§ **Your goal**: From the first line of the listing below, retype each line up to and including the one with "var yMinorTicks = [0.1, 0.3, 0.5, 0.7, 0.9];"; pictures stay out.
◇ ◇ ◇ ◇ ◇ ◇ ◇
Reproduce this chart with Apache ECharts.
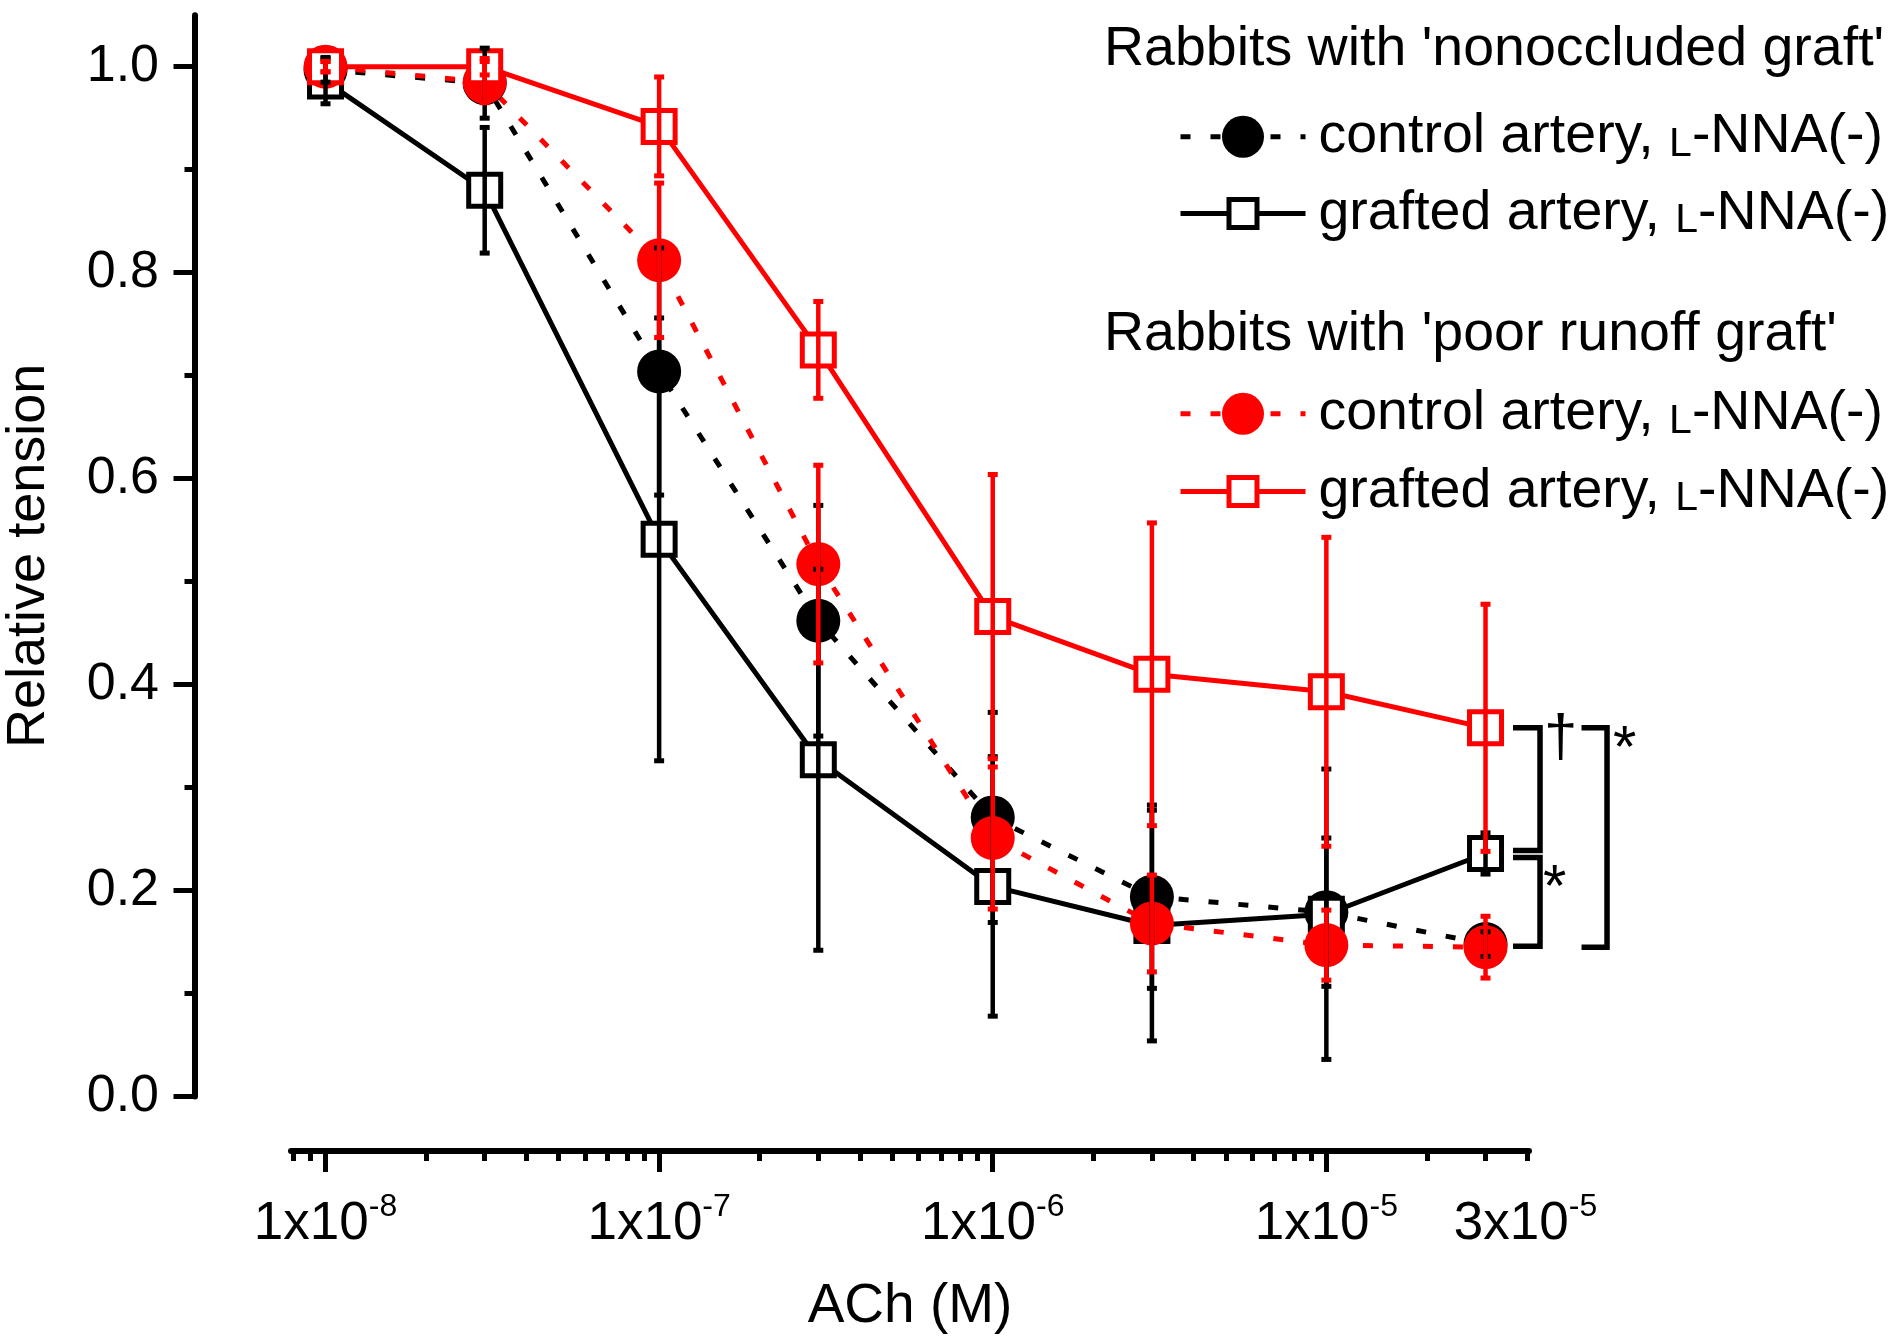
<!DOCTYPE html>
<html>
<head>
<meta charset="utf-8">
<script src="https://cdn.jsdelivr.net/npm/echarts@6/dist/echarts.min.js"></script>
<style>
  html, body { margin: 0; padding: 0; background: #fff; }
  #chart { width: 1901px; height: 1337px; }
</style>
</head>
<body>
<div id="chart"></div>
<script>
// ACh concentration (M)
var conc = [1e-8, 3e-8, 1e-7, 3e-7, 1e-6, 3e-6, 1e-5, 3e-5];

// Rabbits with 'nonoccluded graft'
var nonoccControl    = [0.997, 0.984, 0.704, 0.462, 0.271, 0.194, 0.179, 0.148];
var nonoccControlErr = [0.012, 0.034, 0.120, 0.112, 0.102, 0.089, 0.072, 0.012];
var nonoccGrafted    = [0.986, 0.880, 0.541, 0.327, 0.204, 0.166, 0.177, 0.236];
var nonoccGraftedErr = [0.022, 0.061, 0.215, 0.185, 0.126, 0.112, 0.141, 0.020];

// Rabbits with 'poor runoff graft'
var poorControl    = [1.000, 0.985, 0.812, 0.517, 0.251, 0.168, 0.147, 0.145];
var poorControlErr = [0.005, 0.020, 0.075, 0.096, 0.069, 0.047, 0.034, 0.030];
var poorGrafted    = [1.000, 1.000, 0.942, 0.725, 0.466, 0.410, 0.393, 0.358];
var poorGraftedErr = [0.005, 0.008, 0.048, 0.047, 0.138, 0.147, 0.150, 0.120];

// axis ticks
var xMajorTicks = [1e-8, 1e-7, 1e-6, 1e-5];
var xMinorTicks = [8e-9, 9e-9,
  2e-8, 3e-8, 4e-8, 5e-8, 6e-8, 7e-8, 8e-8, 9e-8,
  2e-7, 3e-7, 4e-7, 5e-7, 6e-7, 7e-7, 8e-7, 9e-7,
  2e-6, 3e-6, 4e-6, 5e-6, 6e-6, 7e-6, 8e-6, 9e-6,
  2e-5, 3e-5, 4e-5];
var xLabelValues = [1e-8, 1e-7, 1e-6, 1e-5, 3e-5];
var xLabelBases  = ['1x10', '1x10', '1x10', '1x10', '3x10'];
var xLabelExps   = ['-8', '-7', '-6', '-5', '-5'];
var yMajorTicks = [0, 0.2, 0.4, 0.6, 0.8, 1.0];
var yMinorTicks = [0.1, 0.3, 0.5, 0.7, 0.9];

// significance brackets at the last dose
var bracketX      = 3e-5;
var bracketTop    = [0.358, 0.232, 0.358];
var bracketBottom = [0.239, 0.146, 0.145];
var bracketMarks  = ['\u2020', '*', '*'];

var FONT = 'Liberation Sans, Arial, Helvetica, sans-serif';
var RED = '#ff0000';
var BLACK = '#000000';

// bracket layout in pixels, measured right of the 3e-5 points
var bracketStart = [27.5, 27.5, 96];
var bracketArm   = [27, 27, 25.5];
var markDx = [4, 3, 6];
var markDy = [-18, 2, -7];
var markSize = [60, 60, 60];

var legendLabels = {
  'nonoccluded control': 'control',
  'nonoccluded grafted': 'grafted',
  'poor runoff control': 'control',
  'poor runoff grafted': 'grafted'
};

function pairs(ys) {
  return conc.map(function (c, i) { return [c, ys[i]]; });
}
function triples(ys, es) {
  return conc.map(function (c, i) { return [c, ys[i], es[i]]; });
}

function lineSeries(name, ys, color, filled) {
  return {
    name: name,
    type: 'line',
    data: pairs(ys),
    symbol: filled ? 'circle' : 'rect',
    symbolSize: filled ? 44 : 32,
    lineStyle: { color: color, width: 5, type: filled ? [10, 20] : 'solid' },
    itemStyle: filled
      ? { color: color, borderWidth: 0 }
      : { color: '#ffffff', borderColor: color, borderWidth: 5 },
    emphasis: { disabled: true },
    z: 2
  };
}

function errorSeries(ys, es, color) {
  return {
    type: 'custom',
    data: triples(ys, es),
    encode: { x: 0, y: 1 },
    z: 3,
    silent: true,
    renderItem: function (params, api) {
      var x = api.value(0), y = api.value(1), e = api.value(2);
      var hi = api.coord([x, y + e]);
      var lo = api.coord([x, y - e]);
      var cap = 5;
      return {
        type: 'group',
        children: [
          { type: 'line', shape: { x1: hi[0], y1: hi[1], x2: lo[0], y2: lo[1] },
            style: { stroke: color, lineWidth: 4.5 } },
          { type: 'line', shape: { x1: hi[0] - cap, y1: hi[1], x2: hi[0] + cap, y2: hi[1] },
            style: { stroke: color, lineWidth: 5 } },
          { type: 'line', shape: { x1: lo[0] - cap, y1: lo[1], x2: lo[0] + cap, y2: lo[1] },
            style: { stroke: color, lineWidth: 5 } }
        ]
      };
    }
  };
}

function legendText(name) {
  return '{t|' + legendLabels[name] + ' artery, }{sc|L}{t|-NNA(-)}';
}

function legendBlock(name, top, itemHeight, border) {
  return {
    data: [name],
    orient: 'vertical',
    left: 1178,
    top: top,
    padding: 0,
    itemWidth: 125,
    itemHeight: itemHeight,
    selectedMode: false,
    itemStyle: { borderWidth: border },
    lineStyle: { width: 5 },
    formatter: legendText,
    textStyle: {
      color: BLACK,
      fontFamily: FONT,
      fontSize: 55.5,
      padding: [0, 0, 0, 8],
      rich: {
        t: { fontFamily: FONT, fontSize: 55.5, lineHeight: 56, verticalAlign: 'bottom', color: BLACK },
        sc: { fontFamily: FONT, fontSize: 41, lineHeight: 51, verticalAlign: 'bottom', color: BLACK }
      }
    }
  };
}

function xLabelFormatter(value) {
  for (var i = 0; i < xLabelValues.length; i++) {
    if (Math.abs(Math.log10(value / xLabelValues[i])) < 1e-6) {
      var pad = i === xLabelValues.length - 1 ? '{pad| }' : '';
      return pad + '{b|' + xLabelBases[i] + '}{s|' + xLabelExps[i] + '}';
    }
  }
  return '';
}

var X_MIN = 7.88e-9, X_MAX = 4.05e-5;
var Y_MIN = 0, Y_MAX = 1.05;

var chart = echarts.init(document.getElementById('chart'));

var option = {
  animation: false,
  backgroundColor: '#ffffff',
  title: [
    { text: "Rabbits with 'nonoccluded graft'", left: 1104, top: 22, padding: 0,
      textStyle: { fontFamily: FONT, fontSize: 55.5, fontWeight: 'normal', color: BLACK } },
    { text: "Rabbits with 'poor runoff graft'", left: 1104, top: 307, padding: 0,
      textStyle: { fontFamily: FONT, fontSize: 55.5, fontWeight: 'normal', color: BLACK } }
  ],
  legend: [
    legendBlock('nonoccluded control', 135 - 26.25, 52.5, 0),
    legendBlock('nonoccluded grafted', 203 - 17.5, 35, 5),
    legendBlock('poor runoff control', 412 - 26.25, 52.5, 0),
    legendBlock('poor runoff grafted', 481 - 17.5, 35, 5)
  ],
  grid: {
    left: 291, right: 372, top: 15.2, bottom: 240.5,
    containLabel: false,
    outerBoundsMode: 'none'
  },
  xAxis: [
    {
      type: 'log', logBase: 10, min: X_MIN, max: X_MAX,
      position: 'bottom', offset: 54.5,
      axisLine: { show: true, onZero: false, lineStyle: { color: BLACK, width: 6 } },
      axisTick: { show: true, length: 21, customValues: xMajorTicks,
        lineStyle: { color: BLACK, width: 5 } },
      minorTick: { show: false },
      splitLine: { show: false },
      axisLabel: {
        customValues: xLabelValues,
        margin: 40,
        formatter: xLabelFormatter,
        color: BLACK,
        rich: {
          b: { fontFamily: FONT, fontSize: 53, lineHeight: 60, verticalAlign: 'bottom', color: BLACK },
          s: { fontFamily: FONT, fontSize: 32, lineHeight: 32, verticalAlign: 'top', color: BLACK },
          pad: { width: 80 }
        }
      },
      name: 'ACh (M)',
      nameLocation: 'middle',
      nameGap: 128,
      nameTextStyle: { fontFamily: FONT, fontSize: 55, color: BLACK }
    },
    {
      type: 'log', logBase: 10, min: X_MIN, max: X_MAX,
      position: 'bottom', offset: 54.5,
      axisLine: { show: false, onZero: false },
      axisTick: { show: true, length: 10, customValues: xMinorTicks,
        lineStyle: { color: BLACK, width: 5 } },
      axisLabel: { show: false },
      splitLine: { show: false }
    }
  ],
  yAxis: [
    {
      type: 'value', min: Y_MIN, max: Y_MAX,
      position: 'left', offset: 96.5,
      axisLine: { show: true, onZero: false, lineStyle: { color: BLACK, width: 6 } },
      axisTick: { show: true, length: 21, customValues: yMajorTicks,
        lineStyle: { color: BLACK, width: 5 } },
      splitLine: { show: false },
      axisLabel: {
        customValues: yMajorTicks,
        margin: 35.5,
        formatter: function (v) { return v.toFixed(1); },
        fontFamily: FONT, fontSize: 52, color: BLACK
      },
      name: 'Relative tension',
      nameLocation: 'middle',
      nameRotate: 90,
      nameGap: 138,
      nameTextStyle: { fontFamily: FONT, fontSize: 54, color: BLACK }
    },
    {
      type: 'value', min: Y_MIN, max: Y_MAX,
      position: 'left', offset: 96.5,
      axisLine: { show: false, onZero: false },
      axisTick: { show: true, length: 10, customValues: yMinorTicks,
        lineStyle: { color: BLACK, width: 5 } },
      axisLabel: { show: false },
      splitLine: { show: false }
    }
  ],
  series: [
    lineSeries('nonoccluded control', nonoccControl, BLACK, true),
    lineSeries('nonoccluded grafted', nonoccGrafted, BLACK, false),
    lineSeries('poor runoff control', poorControl, RED, true),
    lineSeries('poor runoff grafted', poorGrafted, RED, false),
    errorSeries(nonoccControl, nonoccControlErr, BLACK),
    errorSeries(nonoccGrafted, nonoccGraftedErr, BLACK),
    errorSeries(poorControl, poorControlErr, RED),
    errorSeries(poorGrafted, poorGraftedErr, RED),
    {
      type: 'custom',
      data: bracketTop.map(function (t, i) { return [bracketX, t, bracketBottom[i]]; }),
      encode: { x: 0, y: [1, 2] },
      z: 4,
      silent: true,
      clip: false,
      renderItem: function (params, api) {
        var i = params.dataIndex;
        var p0 = api.coord([api.value(0), api.value(1)]);
        var p1 = api.coord([api.value(0), api.value(2)]);
        var xa = p0[0] + bracketStart[i];
        var xv = xa + bracketArm[i];
        return {
          type: 'group',
          children: [
            { type: 'polyline',
              shape: { points: [[xa, p0[1]], [xv, p0[1]], [xv, p1[1]], [xa, p1[1]]] },
              style: { stroke: BLACK, lineWidth: 5.5, fill: null, lineJoin: 'miter' } },
            { type: 'text', x: xv + markDx[i], y: p0[1] + markDy[i],
              style: { text: bracketMarks[i], fontFamily: FONT, fontSize: markSize[i],
                fill: BLACK, align: 'left', verticalAlign: 'top' } }
          ]
        };
      }
    }
  ]
};

chart.setOption(option);
</script>
</body>
</html>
◇ ◇ ◇ ◇ ◇ ◇ ◇
§ **Task result**:
Reproduce this chart with Apache ECharts.
<!DOCTYPE html>
<html>
<head>
<meta charset="utf-8">
<script src="https://cdn.jsdelivr.net/npm/echarts@6/dist/echarts.min.js"></script>
<style>
  html, body { margin: 0; padding: 0; background: #fff; }
  #chart { width: 1901px; height: 1337px; }
</style>
</head>
<body>
<div id="chart"></div>
<script>
// ACh concentration (M)
var conc = [1e-8, 3e-8, 1e-7, 3e-7, 1e-6, 3e-6, 1e-5, 3e-5];

// Rabbits with 'nonoccluded graft'
var nonoccControl    = [0.997, 0.984, 0.704, 0.462, 0.271, 0.194, 0.179, 0.148];
var nonoccControlErr = [0.012, 0.034, 0.120, 0.112, 0.102, 0.089, 0.072, 0.012];
var nonoccGrafted    = [0.986, 0.880, 0.541, 0.327, 0.204, 0.166, 0.177, 0.236];
var nonoccGraftedErr = [0.022, 0.061, 0.215, 0.185, 0.126, 0.112, 0.141, 0.020];

// Rabbits with 'poor runoff graft'
var poorControl    = [1.000, 0.985, 0.812, 0.517, 0.251, 0.168, 0.147, 0.145];
var poorControlErr = [0.005, 0.020, 0.075, 0.096, 0.069, 0.047, 0.034, 0.030];
var poorGrafted    = [1.000, 1.000, 0.942, 0.725, 0.466, 0.410, 0.393, 0.358];
var poorGraftedErr = [0.005, 0.008, 0.048, 0.047, 0.138, 0.147, 0.150, 0.120];

// axis ticks
var xMajorTicks = [1e-8, 1e-7, 1e-6, 1e-5];
var xMinorTicks = [8e-9, 9e-9,
  2e-8, 3e-8, 4e-8, 5e-8, 6e-8, 7e-8, 8e-8, 9e-8,
  2e-7, 3e-7, 4e-7, 5e-7, 6e-7, 7e-7, 8e-7, 9e-7,
  2e-6, 3e-6, 4e-6, 5e-6, 6e-6, 7e-6, 8e-6, 9e-6,
  2e-5, 3e-5, 4e-5];
var xLabelValues = [1e-8, 1e-7, 1e-6, 1e-5, 3e-5];
var xLabelBases  = ['1x10', '1x10', '1x10', '1x10', '3x10'];
var xLabelExps   = ['-8', '-7', '-6', '-5', '-5'];
var yMajorTicks = [0, 0.2, 0.4, 0.6, 0.8, 1.0];
var yMinorTicks = [0.1, 0.3, 0.5, 0.7, 0.9];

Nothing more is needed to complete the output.